For the second time in as many nights, Sidney Crosby gets high-sticked. Luckily the captain is OK, and he probably doesn’t mind since the Pens finally get on the board. Carter takes a shot that might be a “pass off the pads” and Jacob Markstrom plays his part by kicking out the rebound directly to Malkin. Geno buried it into the open net and the Pens are on the board at 3-1 with still plenty of time left in the second.

By this point, the Pens are playing better (or perhaps score effects have just set in for Calgary) and Pittsburgh is up 11-2 in shots on goal mid-way through the second. Unfortunately enough though, the Flames wake up and take back momentum. Michael Stone fires a shot from the point and with traffic in front DeSmith can’t track it and Calgary gets their three-goal lead back at 4-1 just past the mid-point of the second.

The Pens get another power play and the passing and zone time is through the roof. Bryan Rust gets a point blank chance but Markstrom denies him.

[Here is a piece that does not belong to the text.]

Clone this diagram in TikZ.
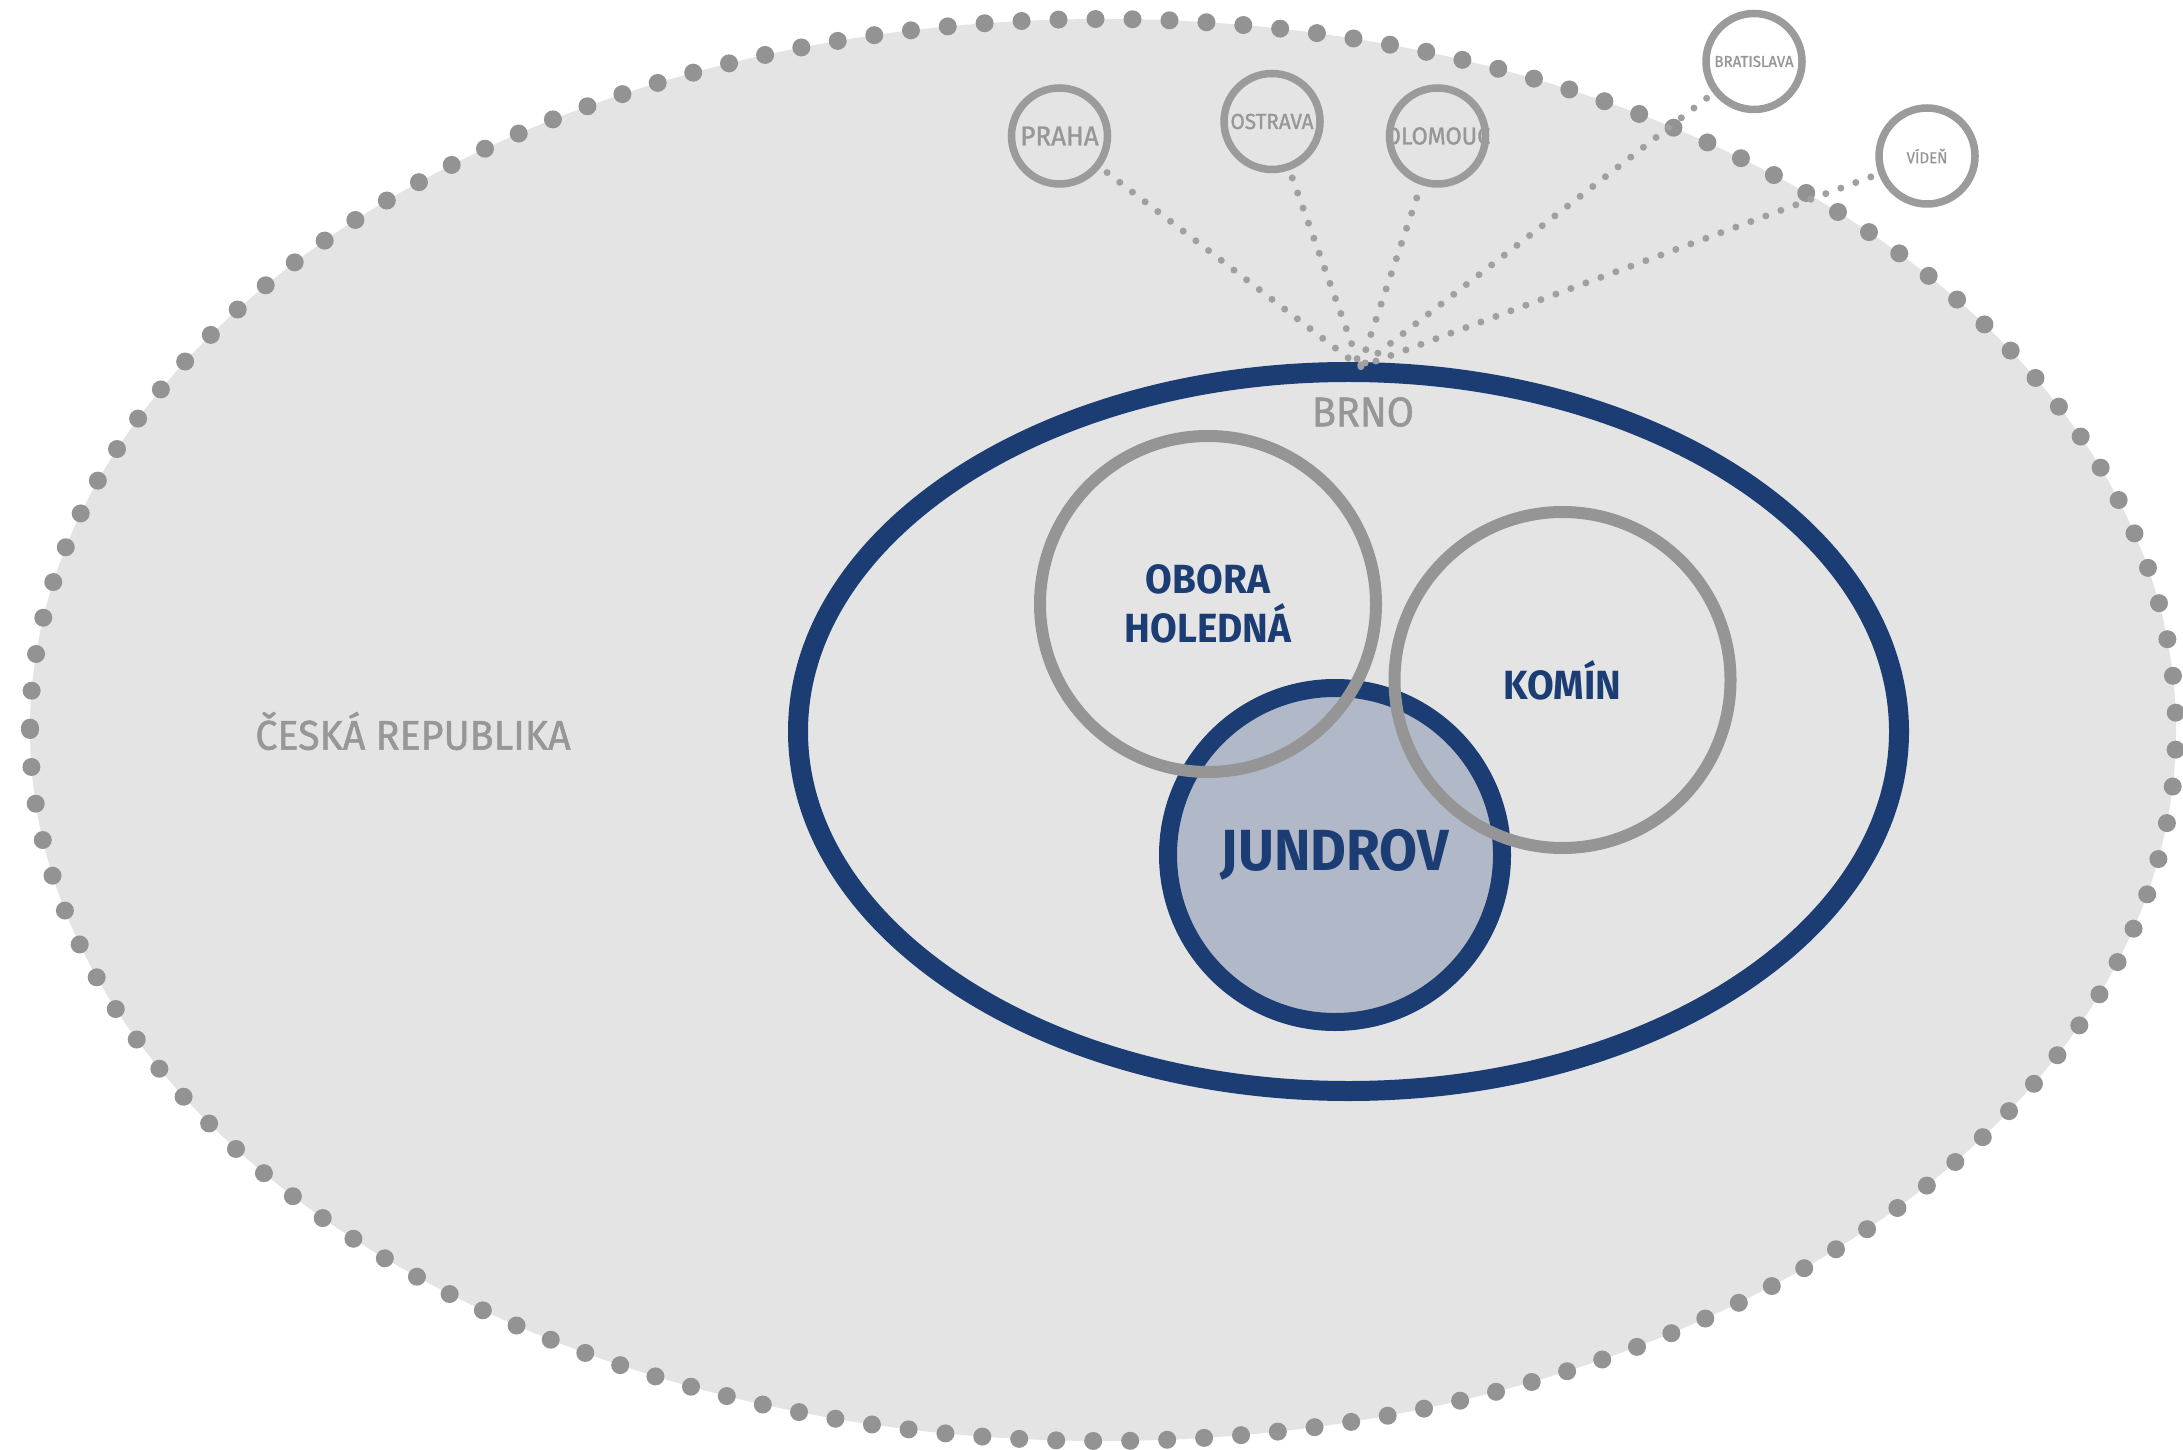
\documentclass[tikz,border=0pt]{standalone}
\usepackage{fontspec}
\setmainfont{Fira Sans}
\newfontfamily\navyfont{Fira Sans}[FakeStretch=0.95]
\newfontfamily\grayfont{Fira Sans}[FakeStretch=0.95, FakeBold=1.2]
\usetikzlibrary{shapes.geometric}
\definecolor{bgfill}{HTML}{E4E4E4}
\definecolor{dotgray}{HTML}{939393}
\definecolor{navy}{HTML}{1B3D73}
\definecolor{jfill}{HTML}{B1B9C9}
\definecolor{ringgray}{HTML}{959595}
\definecolor{citygray}{HTML}{9B9B9B}
\definecolor{labelgray}{HTML}{979797}
\definecolor{conngray}{HTML}{A0A0A0}
\begin{document}
\begin{tikzpicture}[
  citycirc/.style={circle, inner sep=0pt, minimum size=0.96cm, outer sep=0.12cm, text=labelgray},
  cityring/.style={draw=citygray, line width=0.075cm},
  conn/.style={draw=conngray, line width=0.07cm, line cap=round, dash pattern=on 0pt off 0.16cm},
  areaname/.style={circle, inner sep=0pt, text=navy, align=center, font=\navyfont\bfseries\fontsize{11.6}{14}\selectfont},
  grayring/.style={areaname, draw=ringgray, line width=0.12cm, minimum size=3.36cm},
  graylabel/.style={text=labelgray, inner sep=0pt, font=\grayfont\fontsize{11.8}{14}\selectfont}
]
\useasboundingbox (0,0) rectangle (21.83,-14.50);
% Czech Republic
\fill[bgfill] (11.03,-7.30) ellipse[x radius=10.73, y radius=7.11];
\draw[dotgray, line width=0.18cm, line cap=round, dash pattern=on 0pt off 0.37cm]
  (0.30,-7.30) arc[start angle=180, end angle=540, x radius=10.73, y radius=7.11];
% Brno
\draw[navy, line width=0.2cm] (13.485,-7.315) ellipse[x radius=5.505, y radius=3.595];
% cities
\coordinate (hub) at (13.60,-3.67);
\node[citycirc, font=\grayfont\fontsize{7.8}{9}\selectfont] (praha) at (10.595,-1.36) {PRAHA};
\node[citycirc, font=\grayfont\fontsize{6.2}{8}\selectfont] (ostrava) at (12.72,-1.215) {OSTRAVA};
\node[citycirc, font=\grayfont\fontsize{7}{8}\selectfont] (olomouc) at (14.375,-1.36) {OLOMOUC};
\node[citycirc, font=\grayfont\fontsize{4.5}{6}\selectfont] (bratislava) at (17.54,-0.615) {BRATISLAVA};
\node[citycirc, font=\grayfont\fontsize{4.5}{6}\selectfont] (viden) at (19.27,-1.56) {VÍDEŇ};
\foreach \c in {praha,ostrava,olomouc,bratislava,viden}{
  \draw[conn] (\c) -- (hub);
  \draw[cityring] (\c.center) circle[radius=0.48];
}
% Jundrov
\node[circle, draw=navy, fill=jfill, line width=0.18cm, minimum size=3.34cm, inner sep=0pt,
  text=navy, font=\navyfont\bfseries\fontsize{16.5}{19}\selectfont] (jundrov) at (13.35,-8.55) {JUNDROV};
% Obora Holedna, Komin
\node[grayring] (obora) at (12.08,-6.04) {OBORA\\HOLEDNÁ};
\node[grayring] (komin) at (15.625,-6.80) {KOMÍN};
% labels
\node[graylabel] (brnolbl) at (13.63,-4.12) {BRNO};
\node[graylabel] (cr) at (4.13,-7.31) {ČESKÁ REPUBLIKA};
\end{tikzpicture}
\end{document}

Shots in the period by the last intermission have swelled to 19-3 Pittsburgh. They end up 20-4. After two periods, shots are 26-24 overall in favor of the Pens. After the first 15 minutes that is shocking.

Third period

The Pens get two third period power plays, but can’t strike to get closer and a fairly uneventful ending goes down in Calgary.

Some thoughts

  • The Pens didn’t get many shots early, and some of that was on them. Crosby had an angle to get the puck on net, but opted to throw the puck back to the point through two players (didn’t work). Kasperi Kapanen looked like he had a look at the net but tried to force a pass through the middle (didn’t work). There’s problems defending when they don’t have the puck, but a lot of time when they aren’t getting shots there are issues in decision making with it as well.
  • Among the line changes was that Jeff Petry was removed from the power play group in favor of Rickard Rakell and the standard 4F, 1D power play. Wise move that is fully endorsed by Pensburgh.
  • Not sure why the Pens put Ruhwedel in for Joseph, but that might be a short-lived move. Ruhwedel was uncharacteristically a stand-out in a negative way (on ice for a GA, two minor penalties) and generally didn’t look comfortable or play very good on his off-hand.
  • On a night where there wasn’t a lot to like, I did like Carter playing on the wing and also the interplay between Carter and Malkin. Those two had some good things going on and Carter had perhaps one of his most noticeable games in a while.
  • Loved to see how Sullivan handled Poulin tonight too. The first timer makes a mistake with the puck and it ends up in his own net, which can be a ticket to the bench for a while. Also took a penalty and the other team quickly scored. Sullivan stuck with Poulin, and he ends up getting a power play assist on Malkin’s goal and also generates a couple of scoring chances on a mini-breakaway. Very active game for Poulin, and it’s great that he got the opportunity to play through some early troubles.
  • The fourth goal by DeSmith was a big turning point and deflating moment as the Pens were clawing back into the game. It’s arguably the first time goaltending has let Pittsburgh down this season so far. Routine shots with traffic have always given DeSmith a ton of trouble, and they can be trouble, but that’s a save an NHL team needs to have a chance to play winning hockey.
  • On the flip-side, it feels like Markstrom is always in top form playing the Penguins, winning five of his last six starts against Pittsburgh and only giving up two goals in his last three games. Then again, considering he was second in Vezina voting last year, he’s been in top form against lots of teams lately. Great night for him.

Western Canada has not been kind to the Penguins, but now they get a few days off to lick their wounds, maybe get a player or two back for next game — and the best salve of all, a matchup against the winless and dysfunctional looking Vancouver Canucks next game on Friday.